Following Lisa’s recent comment on the Hathi Trust, I’ve been looking (briefly) into it as an alternative/supplement to OCA and to the much smaller Gutenberg archives. Some thoughts on their relative suitability for my project:
First, a note on usable sizes. Gutenberg has about 20,000 volumes, of which somewhere between 3,000 and 4,000 are novels in English (this off the top of my head from a while back; the numbers may be off a bit, but not by orders of magnitude). So Gutenberg, an archive that I think it’s fair to say skews toward fiction, is fifteen to twenty percent potentially usable material for my purposes. I haven’t yet looked closely at the specific historical distribution, but let’s assume the best case for my needs, i.e., that those usable volumes are distributed evenly across the period 1600–1920 (this won’t be true, of course, but I’m thinking of the limit case). So that’s on the order of 10 volumes/year. This is Not Good if I’m hoping to get useful statistics out of single-year bins, i.e., achieve one-year “resolution” of historical changes in literary texts.
OCA is larger: 545,232 “texts,” whatever that might mean. I’ll assume it’s similar to Gutenberg (looks that way on a brief inspection, though in either case the details will be murky), in which case OCA is 25-ish times larger. I’d be surprised if it’s as literature-heavy as Gutenberg, but let’s assume for the moment that it is. Again assuming uniform historical distribution, we’d expect 200-300 texts for any given year. That’s a lot more plausible, though still a bit low; in the real-case scenario (uneven distribution, likely lower concentration of literary texts), I’d expect not much better than 500 usable texts/year for the best years, and at least an order of magnitude less for poor ones (likely especially concentrated in earlier periods). Given uneven distribution, it might make sense to vary the historical bin size, i.e., to set a minimum number of volumes (say, 300 or 500) and group as many contiguous years together as necessary to achieve that sample size.
(But NB re: OCA: A query for “subject:Literature” and media type “text” returns only c. 14,500 hits, which is much, much worse—only about 4x Gutenberg—and that’s including dubious “text” media like Deja Vu image files. On the other hand, I doubt that a subject search catches all the relevant texts. On the other other hand, it’s not like I’m going to go through 500k texts to classify them as literature or not; if the search doesn’t work, they may as well not exist. Further investigation obviously required.)
Hathi is larger again: 2.2 million volumes. But there’s a catch – only 329,000 of those are public domain. So, public domain content is on the order of OCA. And a very quick look at some Hathi texts doesn’t look promising in terms of OCR quality. (This, incidentally, is a comparative strong suit of Gutenberg; their editions may not be perfectly reliable for traditional literary scholarship, but they’re more than good enough for mining.

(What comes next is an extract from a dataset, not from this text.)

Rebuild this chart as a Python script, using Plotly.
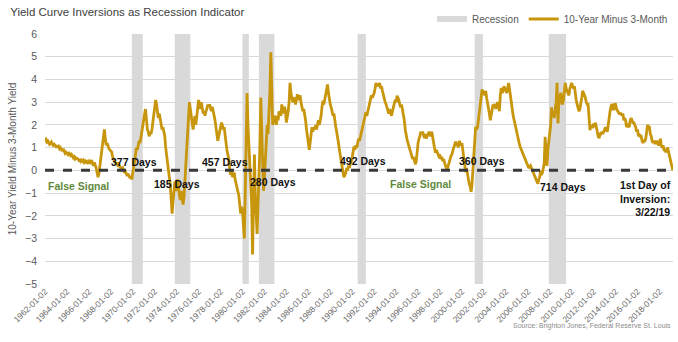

Hathi, from what little I’ve seen, may not be.)
But this is all preliminary to another point, which is that access to the OCA and Hathi collections isn’t (apparently) as easy as Gutenberg. With Gutenberg, you just download the whole archive and do with it what you will. It’s short on metadata, which rules it out for a lot of purposes (at least in the absence of some major curatorial work; I’m working on some scripts to do a bit of this programmatically, e.g., by hitting the Library of Congress records to get an idea of first circulation dates), but if you can use what they have, it’s really easy to work with it on your own machine and in whatever form you like. I don’t yet know what’s involved in getting one’s hands on the OCA stuff; I assume they’re amenable, what with having “open” right in the name, and I doubt it would be hard to find out (in fact I’ll be doing exactly that soon), but there’s no ready one-stop way to make it happen. Still, Wget and some scripting love may be the answer.
Hathi is harder to evaluate at the moment, since they don’t even have unified search across the archive working yet (for now, you access the content via the library Web sites of participating institutions). Who knows how it’ll work in the long run? Can I slurp down at least the public domain content? Can I redistribute it, including whatever metadata comes with it? What if I’m not affiliated with a member institution? What about the copyrighted material? (I’m assuming no to this last one, even if I make friends at Michigan and Berkeley, etc.) It’s not that I distrust the Hathi folks—in fact I’m sure they want things to be as open as possible—but I do imagine they’ll have to be careful about copyright and other IP issues that might prevent their archive from being as useful to me as I’d like.
Which leads to one last piece of speculation: Hathi (or Google, for that matter) might offer an API through which to access some or all of their material. (I know Google offers a very limited version aimed at embedding snippets of texts in other contexts, but it seems grossly inadequate for full-text analysis.) This wouldn’t necessarily be bad, but unless it offers access to full texts (out of the question for Google, I think), it would likely be extremely constraining.